Sunday, December 02, 2007

Business as Usual.

After reading a few papers on the ongoing debates, and notably how Hillary Clinton has gone from "sure-thing" to "maybe-not," I kept thinking about statements that I've said previously. Namely, I do not think politics is very important. In fact, I think politics is basically a game that the masses play to keep themselves entertained while truly great people do thing behind the scenes.

Stay with me here, try and name five grate politicians. Hell, name ONE great politician from the last one hundred years. Name a politicians who changed things. Name a politician who made things much better. Name a politician who changed the way the world works. You can't say Teddy, he was over 100 years ago. FDR doesn't count because he didn't change the world, he more or less fixed a bunch of problems caused by OTHER politicians. If you even think about saying Reagan I'll slap you.

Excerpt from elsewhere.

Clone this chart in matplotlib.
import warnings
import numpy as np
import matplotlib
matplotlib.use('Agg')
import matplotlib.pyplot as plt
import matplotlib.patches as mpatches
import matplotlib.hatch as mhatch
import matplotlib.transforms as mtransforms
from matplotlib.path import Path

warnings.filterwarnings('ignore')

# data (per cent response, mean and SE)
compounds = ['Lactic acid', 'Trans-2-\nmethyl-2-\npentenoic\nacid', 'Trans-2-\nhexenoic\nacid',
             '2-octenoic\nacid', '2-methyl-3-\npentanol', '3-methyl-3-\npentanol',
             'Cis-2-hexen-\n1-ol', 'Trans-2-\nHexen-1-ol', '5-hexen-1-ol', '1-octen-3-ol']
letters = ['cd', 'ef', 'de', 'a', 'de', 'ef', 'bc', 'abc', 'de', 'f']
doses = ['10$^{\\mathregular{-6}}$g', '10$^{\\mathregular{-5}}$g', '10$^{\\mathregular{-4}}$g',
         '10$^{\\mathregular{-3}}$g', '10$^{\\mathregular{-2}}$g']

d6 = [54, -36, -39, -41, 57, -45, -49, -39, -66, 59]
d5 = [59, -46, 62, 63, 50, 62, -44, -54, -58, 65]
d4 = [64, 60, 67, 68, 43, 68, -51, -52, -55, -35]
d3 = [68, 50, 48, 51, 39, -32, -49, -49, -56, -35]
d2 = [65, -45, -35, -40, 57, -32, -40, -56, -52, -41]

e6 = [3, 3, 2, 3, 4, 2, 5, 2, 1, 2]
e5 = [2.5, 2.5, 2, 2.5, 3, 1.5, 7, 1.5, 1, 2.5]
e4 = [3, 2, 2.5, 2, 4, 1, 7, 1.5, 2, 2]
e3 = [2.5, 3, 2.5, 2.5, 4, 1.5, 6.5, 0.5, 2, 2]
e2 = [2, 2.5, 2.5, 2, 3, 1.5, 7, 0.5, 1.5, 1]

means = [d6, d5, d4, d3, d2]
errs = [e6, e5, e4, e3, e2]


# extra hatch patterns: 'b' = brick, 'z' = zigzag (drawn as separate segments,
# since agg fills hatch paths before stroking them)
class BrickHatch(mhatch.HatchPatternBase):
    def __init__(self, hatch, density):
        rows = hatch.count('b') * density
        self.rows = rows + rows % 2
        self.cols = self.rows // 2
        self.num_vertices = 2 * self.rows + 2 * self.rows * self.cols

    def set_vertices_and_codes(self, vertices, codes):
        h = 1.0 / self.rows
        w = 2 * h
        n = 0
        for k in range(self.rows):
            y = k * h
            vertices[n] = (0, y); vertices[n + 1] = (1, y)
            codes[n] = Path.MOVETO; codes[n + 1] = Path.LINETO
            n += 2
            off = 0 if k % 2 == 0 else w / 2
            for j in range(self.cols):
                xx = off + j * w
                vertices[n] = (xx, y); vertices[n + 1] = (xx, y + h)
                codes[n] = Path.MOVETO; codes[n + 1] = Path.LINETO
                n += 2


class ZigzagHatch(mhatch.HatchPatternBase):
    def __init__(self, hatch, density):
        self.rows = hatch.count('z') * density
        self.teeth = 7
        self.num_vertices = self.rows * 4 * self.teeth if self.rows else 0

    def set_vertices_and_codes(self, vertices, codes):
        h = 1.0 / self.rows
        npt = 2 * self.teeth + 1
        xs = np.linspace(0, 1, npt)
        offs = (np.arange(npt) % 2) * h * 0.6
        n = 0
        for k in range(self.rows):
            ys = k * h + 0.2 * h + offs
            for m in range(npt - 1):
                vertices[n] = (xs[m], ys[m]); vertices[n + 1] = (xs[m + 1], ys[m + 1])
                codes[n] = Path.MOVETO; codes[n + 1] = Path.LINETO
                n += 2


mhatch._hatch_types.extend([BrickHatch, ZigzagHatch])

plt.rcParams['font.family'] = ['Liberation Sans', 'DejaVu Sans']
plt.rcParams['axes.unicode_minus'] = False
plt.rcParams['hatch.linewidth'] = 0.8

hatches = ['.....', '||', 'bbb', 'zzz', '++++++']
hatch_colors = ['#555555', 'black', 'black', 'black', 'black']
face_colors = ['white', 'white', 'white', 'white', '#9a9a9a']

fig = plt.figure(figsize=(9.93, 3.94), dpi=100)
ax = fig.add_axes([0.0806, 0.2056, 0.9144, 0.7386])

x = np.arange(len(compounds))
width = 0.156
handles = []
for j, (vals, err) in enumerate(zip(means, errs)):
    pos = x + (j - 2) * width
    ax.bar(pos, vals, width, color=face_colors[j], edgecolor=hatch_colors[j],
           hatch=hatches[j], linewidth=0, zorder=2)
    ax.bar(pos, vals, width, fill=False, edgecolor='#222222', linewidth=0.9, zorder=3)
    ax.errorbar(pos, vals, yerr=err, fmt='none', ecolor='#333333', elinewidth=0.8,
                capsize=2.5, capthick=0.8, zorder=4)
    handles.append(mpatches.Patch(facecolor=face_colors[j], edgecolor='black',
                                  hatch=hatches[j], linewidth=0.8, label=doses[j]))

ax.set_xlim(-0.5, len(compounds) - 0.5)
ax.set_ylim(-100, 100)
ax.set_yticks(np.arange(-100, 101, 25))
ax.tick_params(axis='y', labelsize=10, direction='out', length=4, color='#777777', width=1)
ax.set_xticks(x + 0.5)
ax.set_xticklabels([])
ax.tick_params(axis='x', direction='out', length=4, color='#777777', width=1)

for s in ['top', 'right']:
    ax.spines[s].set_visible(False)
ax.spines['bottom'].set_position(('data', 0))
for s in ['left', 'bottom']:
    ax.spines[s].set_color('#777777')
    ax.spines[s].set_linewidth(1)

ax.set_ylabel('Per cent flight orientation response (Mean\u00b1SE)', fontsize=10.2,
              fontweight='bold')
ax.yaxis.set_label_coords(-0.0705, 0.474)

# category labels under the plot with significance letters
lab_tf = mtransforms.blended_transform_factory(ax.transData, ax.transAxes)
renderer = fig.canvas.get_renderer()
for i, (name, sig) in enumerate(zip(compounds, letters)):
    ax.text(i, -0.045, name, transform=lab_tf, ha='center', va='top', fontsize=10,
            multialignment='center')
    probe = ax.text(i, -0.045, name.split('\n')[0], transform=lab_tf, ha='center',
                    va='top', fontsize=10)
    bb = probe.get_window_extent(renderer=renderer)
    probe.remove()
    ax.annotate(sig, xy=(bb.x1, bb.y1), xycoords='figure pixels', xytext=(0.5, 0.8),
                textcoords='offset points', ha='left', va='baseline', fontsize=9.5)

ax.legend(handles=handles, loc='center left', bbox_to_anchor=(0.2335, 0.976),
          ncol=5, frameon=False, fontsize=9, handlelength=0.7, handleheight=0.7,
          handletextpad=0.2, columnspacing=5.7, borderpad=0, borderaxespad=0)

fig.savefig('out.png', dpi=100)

Now try and name five great scientists. Architects. Artists. Writers. People who have a constant, lasting impact on the way we live our lives. You could fill volumes with these great men and women. I have said many times that I consider politics to have a single, critical role. Politics exists as a steward of freedom. Nothing more. I know, I know. I sound like some jack-off libertarian.

Well, alright, I sorta' am. Still, never has great change, when attempted through politics, succeeded. It always starts, is advanced, or finishes with great private people. Politics exists to make sure the masses don't get in the way of these advances because the masses are stupid. If the masses had their way, we'd likely still be burning witches and whatnot. The masses are usually terrified of great advancement and would try to suppress freedom to make sure they don't happen.

Government and politics should be singularly concerned with freedom and actions that have an impact on it. It should openly recognize its own unimportance and use that as a springboard for discussion on the things of great importance that can be facilitated with good politics. Sadly, as I mentioned, politics serves the double purpose of giving the masses something to do and talk about. Or I should say, about which to talk. And of course, this means any politician who actually tries and express his action's unimportance will never get elected.

I feel that I haven't made my case enough, so look at recent history and the things which are discussed in politics. Discussed with great fervor I might add. They are, semantically, identical to events that happened twenty, thirty, seventy years ago. It's the same damned words being said by different people. Politics NEVER learns from the past and is doomed to forever repeat it; drug war anyone?! The History Channel ran an interesting series of between-breaks shorts that recited a quote that sounded as though it was being said by someone today, and revealed after a few seconds that it had been said by someone some absurd length of time ago. It was then I realized that the Iraq War is Vietnam all over again, when it became impossible to differentiate the quotes. Same nonsense, over, and over, and over.

I mentioned that politics should only ever concentrate on freedom, and I think that's true. In an ideal world, or I should say a progressive world, that could be different. For example, nationalized health care. Politics should concern itself EXCLUSIVELY with the ways freedom is affected by such a system. For example, we lose the freedom to spend the money that would go to increased taxes, but we GAIN the freedom of never having to worry if we could afford a doctor or not. The job of politics is not to worry about the system, since that is scientific. Something like that could be reduced to cold, hard numbers and statistics. Systems are mechanical, freedom is not. It's biological and flexible. It can not be reduced to numbers. Would the freedom of universal health care trump the loss of the freedom to spend our money?

That is a political question. Politics should answer that question and, after deciding one way or the other, turn the entire affair over to the Mentats, or something, and have a solution. Politics should perfectly define the problem and not try to come up with a solution. Since it is easy to grind out mathematical answers to perfectly defined problems. Our forefathers obsession with freedom was well-founded. It's an obsession that's dearly needed today.